The site has been one of the first mines in the world to trial Orica’s Wireless Electronic Blasting system, WebGen.

Following the first trial of WebGen in 2017, Glencore said the EHM team recognised that their existing design philosophies were not fully capitalising on the benefits of wireless detonator technology.

Glencore and Orica engineers began investigating how to use the wireless initiation system to deliver extensive operational benefits to the mine.

“In March 2020, a design was proposed utilising the WebGen technology which has since significantly improved blasting performance,” Glencore lead resource engineer Michael Hawtin said.

“In fact, WebGen-enabled designs have demonstrated recovery of approximately 95 per cent of available tonnes, whereas previous shots were recovering roughly 80 per cent.”

Orica’s WebGen technology has also allowed EHM to create independent drives and eliminate slot drives.

This reduces lateral development in the main ore body, meaning less money is spent on building this infrastructure which can instead be invested into other parts of the operation.

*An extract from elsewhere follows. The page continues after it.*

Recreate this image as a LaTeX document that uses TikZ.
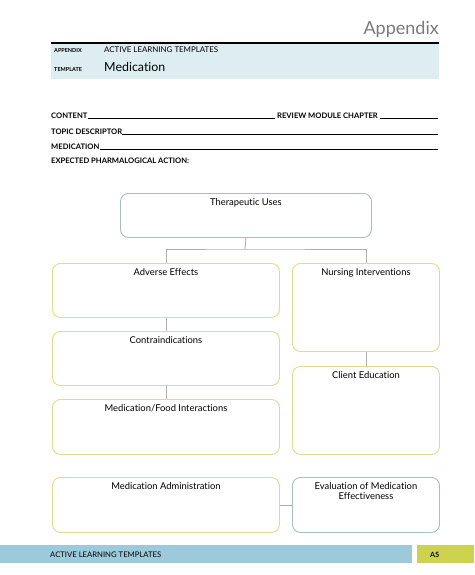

Mr Hawtin said that eliminating the lateral development areas also reduced requirements for ground support and complex equipment interactions.

“This minimises the wear and tear of mobile equipment and allows them to extract quicker tonnes due to the reduced path length,” he said.

“The implementation of WebGen has also created simpler ventilation requirements and means that operators are not exposed to potentially unsafe underground areas during blasting.”

Wireless blasting sees encrypted firing signals sent directly to an in-hole receiver attached to each individual detonator, completely removing the need for physical leads.